Estou eu sentado num barzinho de Belo Horizonte, com mais duas pessoas, num desses feriados prolongados quando a cidade esvazia. Lá pelas tantas, vejo entrar no estabelecimento um garotinho maltrapilho vendendo balas. Dividindo minha atenção entre aquela cena e o assunto em pauta no nosso grupo, observo como a criança repete, mesa após mesa, um breve discurso previamente decorado. Seu tom é choroso, excessivamente afetado e dramático. Não sei se é um bom vendedor de balas, mas vejo que é um mau ator.

Quando chega ao meu lado, espero em silêncio que repita seu monólogo, ouço o tom de voz embargado, vejo os olhos tristes de onde não brota uma lágrima. Ao final do ato, me manifesto: “Não vou comprar suas balas, sabe por quê? Porque estou observando seu teatro, e vi que não é verdade. Você pode vender suas balas, mas não precisa tentar enganar as pessoas.”

Meu tom de voz é firme, seco, professoral. O menino, surpreso, emudece.
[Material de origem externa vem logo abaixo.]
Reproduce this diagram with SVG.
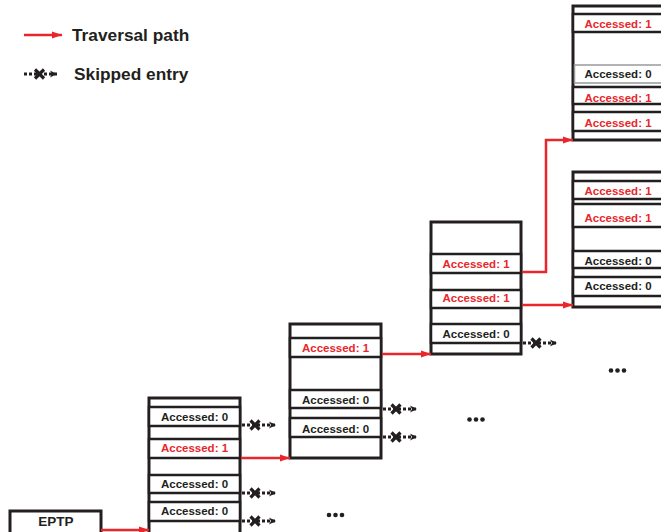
<svg xmlns="http://www.w3.org/2000/svg" width="661" height="532" viewBox="0 0 661 532">
<defs>
<style>
.tbl{fill:#fff;stroke:#231f20;stroke-width:3}
.row{fill:#fff;stroke:#231f20;stroke-width:2.5}
.grow{fill:#fff;stroke:#9a9a9a;stroke-width:1.5}
.lbl{font-family:"Liberation Sans",Arial,sans-serif;font-size:11.5px;font-weight:bold;text-anchor:middle}
.k{fill:#231f20}
.r{fill:#e8262b}
.leg{font-family:"Liberation Sans",Arial,sans-serif;font-size:17.3px;font-weight:bold;fill:#231f20}
.red{fill:none;stroke:#e8262b;stroke-width:2.5;marker-end:url(#ah)}
.skip{fill:none;stroke:#231f20;stroke-width:3;stroke-dasharray:3 2;marker-end:url(#sh)}
.x{stroke:#231f20;stroke-width:3.2;fill:none}
.dot{fill:#231f20}
</style>
<marker id="ah" markerUnits="userSpaceOnUse" markerWidth="11" markerHeight="8" refX="10" refY="4" orient="auto">
<path d="M0,0.5 L10,4 L0,7.5 Z" fill="#e8262b"/>
</marker>
<marker id="sh" markerUnits="userSpaceOnUse" markerWidth="8" markerHeight="8" refX="7" refY="4" orient="auto">
<path d="M0,0.5 L7,4 L0,7.5 L2,4 Z" fill="#231f20"/>
</marker>
</defs>
<rect width="661" height="532" fill="#fff"/>

<g id="legend">
<line class="red" x1="24" y1="35" x2="62" y2="35"/>
<text class="leg" x="72" y="41">Traversal path</text>
<line class="skip" x1="24" y1="74" x2="57" y2="74"/>
<path class="x" d="M35,69.5 L44,78.5 M44,69.5 L35,78.5"/>
<text class="leg" x="74" y="80">Skipped entry</text>
</g>

<g id="eptp">
<rect class="tbl" x="10" y="511" width="91" height="30"/>
<text class="lbl k" x="56" y="526" style="font-size:13.5px">EPTP</text>
</g>

<g id="table-1">
<rect class="tbl" x="149" y="398" width="91" height="150"/>
<rect class="row" x="149" y="407" width="91" height="19"/>
<rect class="row" x="149" y="439" width="91" height="19"/>
<rect class="row" x="149" y="475" width="91" height="18"/>
<rect class="row" x="149" y="502" width="91" height="19"/>
<text class="lbl k" x="194.5" y="421">Accessed: 0</text>
<text class="lbl r" x="194.5" y="452">Accessed: 1</text>
<text class="lbl k" x="194.5" y="488">Accessed: 0</text>
<text class="lbl k" x="194.5" y="515">Accessed: 0</text>
</g>

<g id="table-2">
<rect class="tbl" x="290" y="324" width="91" height="134"/>
<rect class="row" x="290" y="338" width="91" height="19"/>
<rect class="row" x="290" y="390" width="91" height="18"/>
<rect class="row" x="290" y="418" width="91" height="19"/>
<text class="lbl r" x="335.5" y="352">Accessed: 1</text>
<text class="lbl k" x="335.5" y="404">Accessed: 0</text>
<text class="lbl k" x="335.5" y="433">Accessed: 0</text>
</g>

<g id="table-3">
<rect class="tbl" x="431" y="222" width="90" height="132"/>
<rect class="row" x="431" y="254" width="90" height="19"/>
<rect class="row" x="431" y="290" width="90" height="18"/>
<rect class="row" x="431" y="324" width="90" height="19"/>
<text class="lbl r" x="476" y="268">Accessed: 1</text>
<text class="lbl r" x="476" y="302">Accessed: 1</text>
<text class="lbl k" x="476" y="338">Accessed: 0</text>
</g>

<g id="table-4">
<rect class="tbl" x="573" y="6" width="90" height="134"/>
<rect class="row" x="573" y="14" width="90" height="18"/>
<rect class="grow" x="574.5" y="65" width="90" height="18"/>
<rect class="row" x="573" y="87" width="90" height="17"/>
<rect class="row" x="573" y="112" width="90" height="19"/>
<text class="lbl r" x="618" y="28">Accessed: 1</text>
<text class="lbl k" x="618" y="78">Accessed: 0</text>
<text class="lbl r" x="618" y="102">Accessed: 1</text>
<text class="lbl r" x="618" y="127">Accessed: 1</text>
</g>

<g id="table-5">
<rect class="tbl" x="573" y="172" width="90" height="135"/>
<rect class="row" x="573" y="181" width="90" height="18"/>
<rect class="row" x="573" y="204" width="90" height="23"/>
<rect class="row" x="573" y="251" width="90" height="17"/>
<rect class="row" x="573" y="277" width="90" height="19"/>
<text class="lbl r" x="618" y="195">Accessed: 1</text>
<text class="lbl r" x="618" y="222">Accessed: 1</text>
<text class="lbl k" x="618" y="265">Accessed: 0</text>
<text class="lbl k" x="618" y="290">Accessed: 0</text>
</g>

<g id="ellipses">
<circle class="dot" cx="329" cy="515" r="2.3"/><circle class="dot" cx="335.5" cy="515" r="2.3"/><circle class="dot" cx="342" cy="515" r="2.3"/>
<circle class="dot" cx="469.5" cy="419.5" r="2.3"/><circle class="dot" cx="476" cy="419.5" r="2.3"/><circle class="dot" cx="482.5" cy="419.5" r="2.3"/>
<circle class="dot" cx="611" cy="370.5" r="2.3"/><circle class="dot" cx="617.5" cy="370.5" r="2.3"/><circle class="dot" cx="624" cy="370.5" r="2.3"/>
</g>

<g id="connectors">
<line class="red" x1="101" y1="530" x2="149" y2="530"/>
<line class="red" x1="241" y1="458" x2="290" y2="458"/>
<line class="red" x1="382" y1="354" x2="431" y2="354"/>
<polyline class="red" points="522,272 546,272 546,140 573,140"/>
<line class="red" x1="522" y1="305" x2="573" y2="305"/>

<line class="skip" x1="242" y1="425" x2="276" y2="425"/>
<path class="x" d="M250.5,420.5 L259.5,429.5 M259.5,420.5 L250.5,429.5"/>
<line class="skip" x1="242" y1="493" x2="276" y2="493"/>
<path class="x" d="M250.5,488.5 L259.5,497.5 M259.5,488.5 L250.5,497.5"/>
<line class="skip" x1="242" y1="521" x2="276" y2="521"/>
<path class="x" d="M250.5,516.5 L259.5,525.5 M259.5,516.5 L250.5,525.5"/>
<line class="skip" x1="383" y1="409" x2="417" y2="409"/>
<path class="x" d="M391.5,404.5 L400.5,413.5 M400.5,404.5 L391.5,413.5"/>
<line class="skip" x1="383" y1="437" x2="417" y2="437"/>
<path class="x" d="M391.5,432.5 L400.5,441.5 M400.5,432.5 L391.5,441.5"/>
<line class="skip" x1="523" y1="343" x2="557" y2="343"/>
<path class="x" d="M531.5,338.5 L540.5,347.5 M540.5,338.5 L531.5,347.5"/>
</g>
</svg>
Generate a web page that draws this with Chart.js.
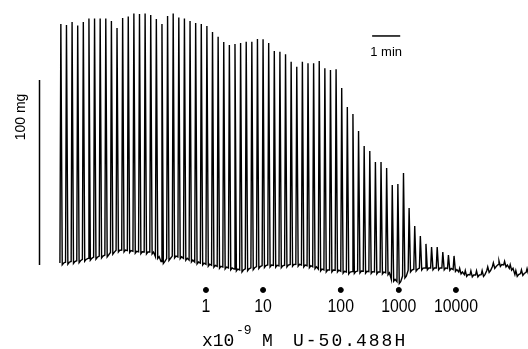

Minhas duas acompanhantes, ambas do sexo feminino, se calam também, estarrecidas.

Enquanto o jovem protagonista do drama se afasta em direção a outra mesa, começa o ataque. Sou vítima dos severos, indignados protestos de minhas amigas. “Que horror! Tudo bem não querer as balas, mas precisava fazer isso? Coitada da criança!” Tento me explicar, com frases entrecortadas infiltradas na rajada de xingamentos, quando o pequeno vendedor retorna para junto de nós.

Ele para exatamente no mesmo lugar de antes, a fisionomia séria, serena, e com voz suave pergunta: “O senhor gostaria de comprar uma bala?” Sorrio para ele e respondo: “Claro que sim!”, já sacando o dinheiro do bolso. Silêncio na mesa. Minhas duas algozes se entreolham, mudas, e depois me encaram com olhares inquisidores. Finalmente tenho a oportunidade de me explicar.
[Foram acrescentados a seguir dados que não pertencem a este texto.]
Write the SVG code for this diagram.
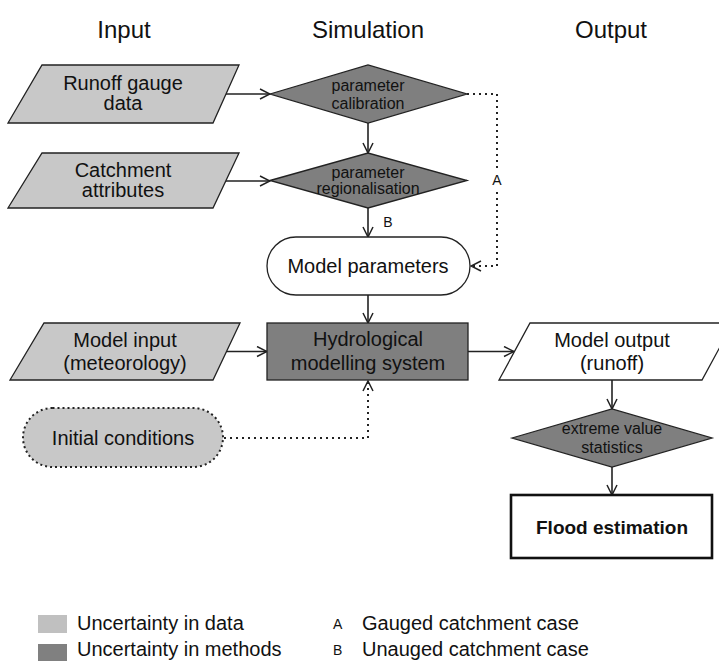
<svg xmlns="http://www.w3.org/2000/svg" width="719" height="661" viewBox="0 0 719 661">
<defs>
<style>
text{font-family:"Liberation Sans",Arial,sans-serif;fill:#111;text-anchor:middle}
.h{font-size:24px}
.t{font-size:20px}
.s{font-size:16px}
.lbl{font-size:14px}
.lt{fill:#c8c8c8;stroke:#222;stroke-width:1.3}
.dk{fill:#7f7f7f;stroke:#222;stroke-width:1.3}
.wh{fill:#fff;stroke:#222;stroke-width:1.3}
.c{fill:none;stroke:#222;stroke-width:1.6}
.d{fill:none;stroke:#222;stroke-width:2;stroke-dasharray:2 4}
.lg{text-anchor:start}
</style>
<marker id="ar" viewBox="0 0 12 12" refX="11" refY="6" markerWidth="12" markerHeight="12" markerUnits="userSpaceOnUse" orient="auto">
<path d="M1,1 L11,6 L1,11" fill="none" stroke="#222" stroke-width="1.5"/>
</marker>
</defs>
<rect width="719" height="661" fill="#fff"/>
<g id="headers">
<text class="h" x="124" y="38">Input</text>
<text class="h" x="368" y="38">Simulation</text>
<text class="h" x="611" y="38">Output</text>
</g>
<g id="connectors">
<line class="c" x1="226" y1="94" x2="270" y2="94" marker-end="url(#ar)"/>
<line class="c" x1="368" y1="123" x2="368" y2="153" marker-end="url(#ar)"/>
<line class="c" x1="226" y1="181" x2="270" y2="181" marker-end="url(#ar)"/>
<line class="c" x1="368" y1="208" x2="368" y2="237" marker-end="url(#ar)"/>
<text class="lbl" x="388" y="227">B</text>
<polyline class="d" points="467,94 497,94 497,170"/>
<polyline class="d" points="497,192 497,266 471,266" marker-end="url(#ar)"/>
<text class="lbl" x="497" y="185">A</text>
<line class="c" x1="368" y1="295" x2="368" y2="323" marker-end="url(#ar)"/>
<line class="c" x1="226" y1="351.5" x2="267" y2="351.5" marker-end="url(#ar)"/>
<line class="c" x1="468" y1="351.5" x2="514" y2="351.5" marker-end="url(#ar)"/>
<polyline class="d" points="224,438 368,438 368,381" marker-end="url(#ar)"/>
<line class="c" x1="612" y1="380" x2="612" y2="409" marker-end="url(#ar)"/>
<line class="c" x1="612" y1="467" x2="612" y2="495" marker-end="url(#ar)"/>
</g>
<g id="runoff-gauge-data">
<polygon class="lt" points="42,65 239,65 213,123 8,123"/>
<text class="t" x="123" y="90">Runoff gauge</text>
<text class="t" x="123" y="110">data</text>
</g>
<g id="parameter-calibration">
<polygon class="dk" points="270,94 368,65 467,94 368,123"/>
<text class="s" x="368" y="91">parameter</text>
<text class="s" x="368" y="109">calibration</text>
</g>
<g id="catchment-attributes">
<polygon class="lt" points="42,153 239,153 213,208 8,208"/>
<text class="t" x="123" y="177">Catchment</text>
<text class="t" x="123" y="197">attributes</text>
</g>
<g id="parameter-regionalisation">
<polygon class="dk" points="270,180.5 368,153 467,180.5 368,208"/>
<text class="s" x="368" y="178">parameter</text>
<text class="s" x="368" y="194">regionalisation</text>
</g>
<g id="model-parameters">
<rect class="wh" x="267" y="237" width="203" height="58" rx="29"/>
<text class="t" x="368" y="273">Model parameters</text>
</g>
<g id="model-input">
<polygon class="lt" points="44,323 240,323 213,380 10,380"/>
<text class="t" x="125" y="347">Model input</text>
<text class="t" x="125" y="370">(meteorology)</text>
</g>
<g id="hydrological-modelling-system">
<rect class="dk" x="267" y="323" width="201" height="57"/>
<text class="t" x="368" y="346">Hydrological</text>
<text class="t" x="368" y="370">modelling system</text>
</g>
<g id="model-output">
<polygon class="wh" points="530,323 733,323 702,380 499,380"/>
<text class="t" x="612" y="347">Model output</text>
<text class="t" x="612" y="370">(runoff)</text>
</g>
<g id="initial-conditions">
<rect x="23" y="408" width="200" height="59" rx="29.5" fill="#c8c8c8" stroke="#222" stroke-width="2" stroke-dasharray="2 3"/>
<text class="t" x="123" y="445">Initial conditions</text>
</g>
<g id="extreme-value-statistics">
<polygon class="dk" points="512,438 612,409 712,438 612,467"/>
<text class="s" x="612" y="434">extreme value</text>
<text class="s" x="612" y="453">statistics</text>
</g>
<g id="flood-estimation">
<rect x="511" y="495" width="201" height="63" fill="#fff" stroke="#111" stroke-width="2.6"/>
<text x="612" y="534" style="font-size:19px;font-weight:bold">Flood estimation</text>
</g>
<g id="legend">
<rect x="38" y="615" width="29" height="18" fill="#c0c0c0"/>
<rect x="38" y="644" width="29" height="17" fill="#808080"/>
<text class="t lg" x="77" y="630">Uncertainty in data</text>
<text class="t lg" x="77" y="656">Uncertainty in methods</text>
<text class="lbl lg" x="333" y="629">A</text>
<text class="lbl lg" x="333" y="655">B</text>
<text class="t lg" x="362" y="630">Gauged catchment case</text>
<text class="t lg" x="362" y="656">Unauged catchment case</text>
</g>
</svg>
Não é fácil fazer o bem. A fim de obter o que quer, seja justo ou injusto, nobre ou ilícito, o ser humano faz uso de “táticas de marketing” de toda espécie, com o objetivo de chamar nossa atenção, derrubar eventuais barreiras e, finalmente, obter nossa adesão para sua causa, seja ela qual for. O efeito disso é que somos expostos a tanto engano que nossa sensibilidade, pura por natureza e apta para o bem, acaba se fechando ante o temor de ser defraudada pelo embuste. Inseguros, acabamos optando pelo cômodo recurso, oferecido pela razão, de cuidar de nossas próprias vidas, e cada um que se vire.

Mas é possível, o episódio relatado me mostra isso, ser eficiente no ato de fazer o bem, quando anexamos a ele o uso da inteligência. Quando, através da observação, da reflexão, do entendimento e do ato de pensar, somos capazes de enxergar além das aparências impostas pela ficção, a razão pode atuar com maior segurança, buscando o acerto.
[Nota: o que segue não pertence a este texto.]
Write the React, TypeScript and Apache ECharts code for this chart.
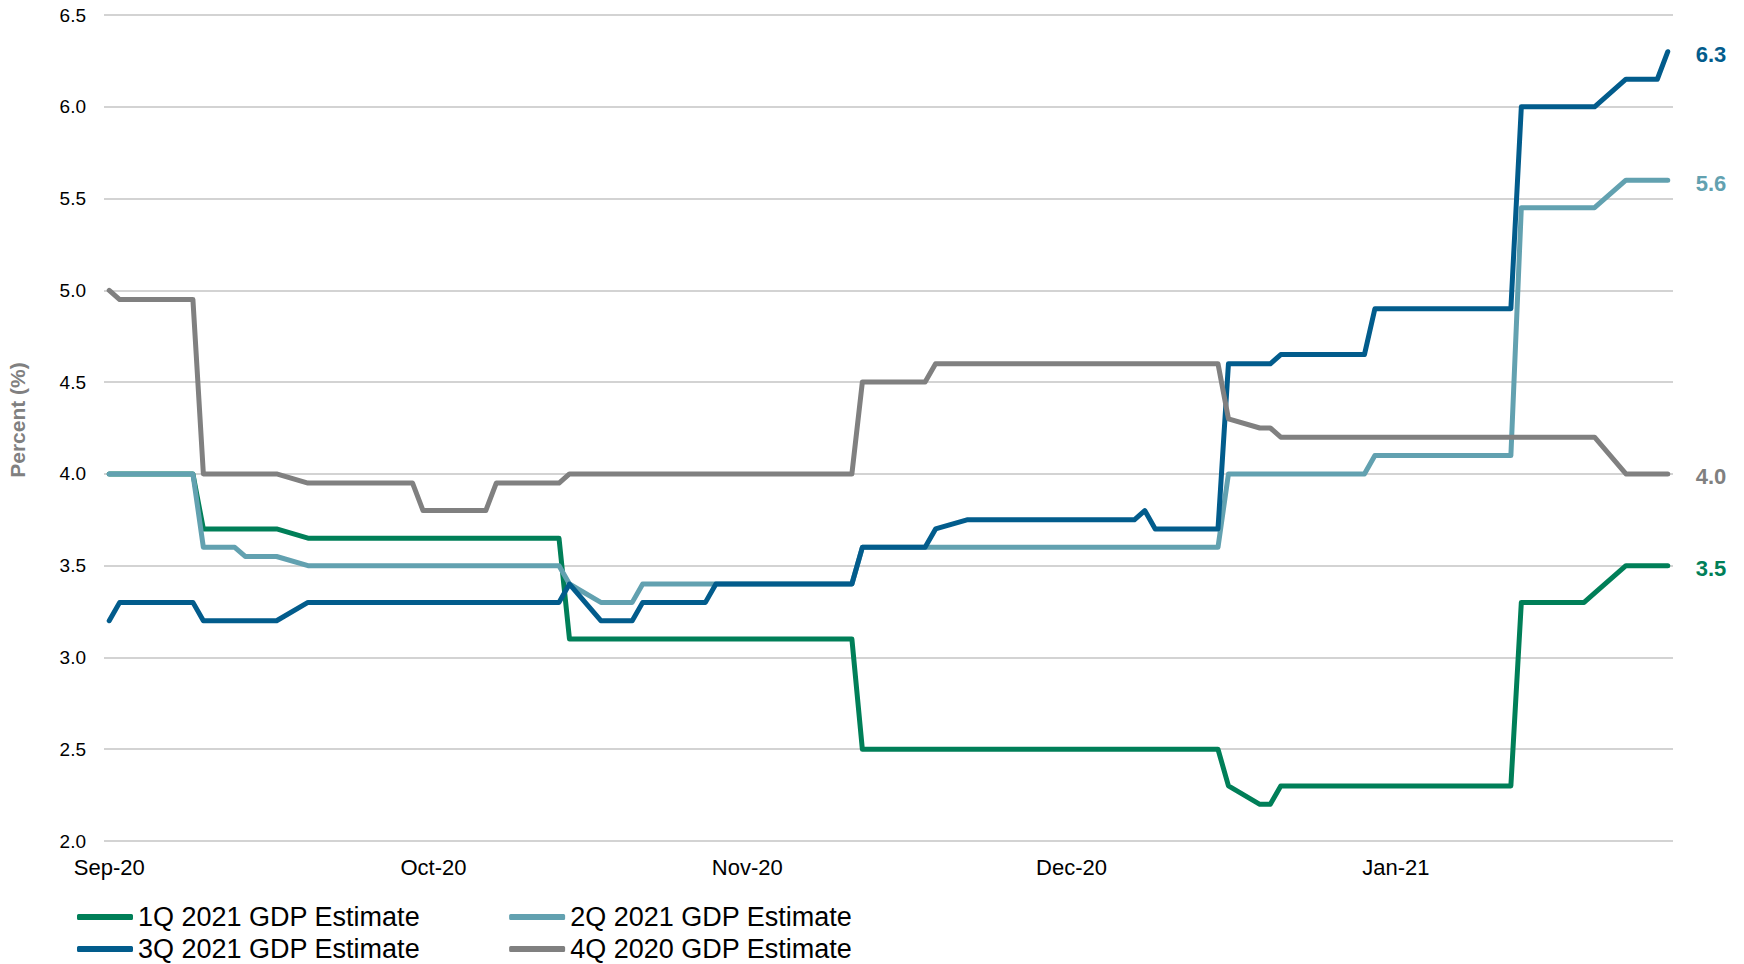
import React, { useEffect, useRef } from "react";
import * as echarts from "echarts";

// Trading-day axis: one category per calendar day, 2 Sep 2020 – 29 Jan 2021
const firstDay = Date.UTC(2020, 8, 2);
const dayCount = 150;
const dayCategories: string[] = [];
for (let i = 0; i < dayCount; i++) {
  dayCategories.push(new Date(firstDay + i * 86400000).toISOString().slice(0, 10));
}

// Month labels and the days they sit on
const tickDates = ["2020-09-02", "2020-10-03", "2020-11-02", "2020-12-03", "2021-01-03"];
const tickLabels = ["Sep-20", "Oct-20", "Nov-20", "Dec-20", "Jan-21"];

// Consensus GDP estimates (%), listed at each date the estimate moved
const gdp1Q2021: [string, number][] = [
  ["2020-09-02", 4.0], ["2020-09-10", 4.0], ["2020-09-11", 3.7], ["2020-09-18", 3.7],
  ["2020-09-21", 3.65], ["2020-10-15", 3.65], ["2020-10-16", 3.1], ["2020-11-12", 3.1],
  ["2020-11-13", 2.5], ["2020-12-17", 2.5], ["2020-12-18", 2.3], ["2020-12-21", 2.2],
  ["2020-12-22", 2.2], ["2020-12-23", 2.3], ["2021-01-14", 2.3], ["2021-01-15", 3.3],
  ["2021-01-21", 3.3], ["2021-01-22", 3.35], ["2021-01-25", 3.5], ["2021-01-29", 3.5],
];

const gdp2Q2021: [string, number][] = [
  ["2020-09-02", 4.0], ["2020-09-10", 4.0], ["2020-09-11", 3.6], ["2020-09-14", 3.6],
  ["2020-09-15", 3.55], ["2020-09-18", 3.55], ["2020-09-21", 3.5], ["2020-10-15", 3.5],
  ["2020-10-16", 3.4], ["2020-10-19", 3.3], ["2020-10-22", 3.3], ["2020-10-23", 3.4],
  ["2020-11-12", 3.4], ["2020-11-13", 3.6], ["2020-12-17", 3.6], ["2020-12-18", 4.0],
  ["2020-12-31", 4.0], ["2021-01-01", 4.1], ["2021-01-14", 4.1], ["2021-01-15", 5.45],
  ["2021-01-22", 5.45], ["2021-01-25", 5.6], ["2021-01-29", 5.6],
];

const gdp3Q2021: [string, number][] = [
  ["2020-09-02", 3.2], ["2020-09-03", 3.3], ["2020-09-10", 3.3], ["2020-09-11", 3.2],
  ["2020-09-18", 3.2], ["2020-09-21", 3.3], ["2020-10-15", 3.3], ["2020-10-16", 3.4],
  ["2020-10-19", 3.2], ["2020-10-22", 3.2], ["2020-10-23", 3.3], ["2020-10-29", 3.3],
  ["2020-10-30", 3.4], ["2020-11-12", 3.4], ["2020-11-13", 3.6], ["2020-11-19", 3.6],
  ["2020-11-20", 3.7], ["2020-11-23", 3.75], ["2020-12-09", 3.75], ["2020-12-10", 3.8],
  ["2020-12-11", 3.7], ["2020-12-17", 3.7], ["2020-12-18", 4.6], ["2020-12-22", 4.6],
  ["2020-12-23", 4.65], ["2020-12-31", 4.65], ["2021-01-01", 4.9], ["2021-01-14", 4.9],
  ["2021-01-15", 6.0], ["2021-01-22", 6.0], ["2021-01-25", 6.15], ["2021-01-28", 6.15],
  ["2021-01-29", 6.3],
];

const gdp4Q2020: [string, number][] = [
  ["2020-09-02", 5.0], ["2020-09-03", 4.95], ["2020-09-10", 4.95], ["2020-09-11", 4.0],
  ["2020-09-18", 4.0], ["2020-09-21", 3.95], ["2020-10-01", 3.95], ["2020-10-02", 3.8],
  ["2020-10-08", 3.8], ["2020-10-09", 3.95], ["2020-10-15", 3.95], ["2020-10-16", 4.0],
  ["2020-11-12", 4.0], ["2020-11-13", 4.5], ["2020-11-19", 4.5], ["2020-11-20", 4.6],
  ["2020-12-17", 4.6], ["2020-12-18", 4.3], ["2020-12-21", 4.25], ["2020-12-22", 4.25],
  ["2020-12-23", 4.2], ["2021-01-22", 4.2], ["2021-01-25", 4.0], ["2021-01-29", 4.0],
];

const seriesNames = [
  "1Q 2021 GDP Estimate",
  "2Q 2021 GDP Estimate",
  "3Q 2021 GDP Estimate",
  "4Q 2020 GDP Estimate",
];
const seriesData = [gdp1Q2021, gdp2Q2021, gdp3Q2021, gdp4Q2020];
const seriesColors = ["#007f58", "#62a1b0", "#025c8c", "#808080"];

const FONT = "'Liberation Sans', Arial, sans-serif";

export default function App() {
  const ref = useRef<HTMLDivElement>(null);

  useEffect(() => {
    if (!ref.current) return;
    const chart = echarts.init(ref.current, undefined, { renderer: "svg" });

    const series = seriesNames.map((name, k) => ({
      name,
      type: "line",
      data: seriesData[k],
      symbol: "none",
      silent: true,
      lineStyle: { width: 5, color: seriesColors[k], cap: "round", join: "round" },
      itemStyle: { color: seriesColors[k] },
      emphasis: { disabled: true },
      endLabel: {
        show: true,
        formatter: (p: any) => Number(p.value[1]).toFixed(1),
        color: seriesColors[k],
        fontFamily: FONT,
        fontWeight: "bold",
        fontSize: 22,
        distance: 28,
        offset: [0, 3],
      },
    }));

    const legendBase = {
      left: 72,
      orient: "horizontal",
      itemWidth: 56,
      itemHeight: 6,
      itemGap: 89,
      icon: "roundRect",
      selectedMode: false,
      textStyle: { fontFamily: FONT, fontSize: 27, color: "#000", lineHeight: 30 },
    };

    chart.setOption({
      animation: false,
      backgroundColor: "#ffffff",
      textStyle: { fontFamily: FONT },
      grid: {
        left: 104,
        right: 71,
        top: 15,
        bottom: 123,
        containLabel: false,
        outerBoundsMode: "none",
      },
      legend: [
        { ...legendBase, top: 897, data: [seriesNames[0], seriesNames[1]] },
        { ...legendBase, top: 929, data: [seriesNames[2], seriesNames[3]] },
      ],
      xAxis: {
        type: "category",
        data: dayCategories,
        boundaryGap: true,
        axisLine: { show: false },
        axisTick: { show: false },
        splitLine: { show: false },
        axisLabel: {
          interval: (index: number, value: string) => tickDates.includes(value),
          formatter: (value: string) => tickLabels[tickDates.indexOf(value)] ?? "",
          fontFamily: FONT,
          fontSize: 22,
          color: "#000",
          margin: 15,
        },
      },
      yAxis: {
        type: "value",
        min: 2.0,
        max: 6.5,
        interval: 0.5,
        name: "Percent (%)",
        nameLocation: "middle",
        nameGap: 76,
        nameTextStyle: {
          fontFamily: FONT,
          fontSize: 21,
          fontWeight: "bold",
          color: "#808080",
          padding: [0, 0, 0, 16],
        },
        axisLine: { show: false },
        axisTick: { show: false },
        axisLabel: {
          formatter: (v: number) => v.toFixed(1),
          fontFamily: FONT,
          fontSize: 19,
          color: "#000",
          margin: 18,
        },
        splitLine: { lineStyle: { color: "#c4c4c4", width: 1.5 } },
      },
      series,
    });

    return () => chart.dispose();
  }, []);

  return (
    <div
      ref={ref}
      style={{ position: "fixed", left: 0, top: 0, width: 1744, height: 964, background: "#fff" }}
    />
  );
}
No momento em que fui firme ao repreender a criança, dentro de mim não existia nenhuma reação negativa ou violência. Eu estava sereno, plenamente consciente, quando identifiquei o pensamento de explorar o sentimentalismo e busquei, dentro de mim, o recurso que funcionasse como antídoto. Minha intenção, por trás de tudo, era fazer um bem à criança, um bem maior do que simplesmente comprar sua bala e, por comodismo, ignorar um desvio moral.

Naquele momento funcionou. Eu gostaria de pensar que aquela ocorrência, se não provocou uma mudança definitiva naquela mente infantil, pelo menos deixou nela uma semente, um motivo para reflexão futura. Mas, mesmo que tal não ocorra, penso que atuando assim, com a sensibilidade de mãos dadas com a inteligência, nosso sentimento de fazer o bem pode ser exercitado mais vezes, com maior acerto.

Se nesse mundo árido de falsidade, embuste e mistificação, algumas dessas sementes germinarem, sobretudo nas mentes infantis, penso que podemos sonhar em ver um mundo onde o “fazer o bem”, livre para respirar sem ser sufocado por interesses mesquinhos e inconfessáveis, possa se manifestar com maior naturalidade. Seremos todos mais felizes então.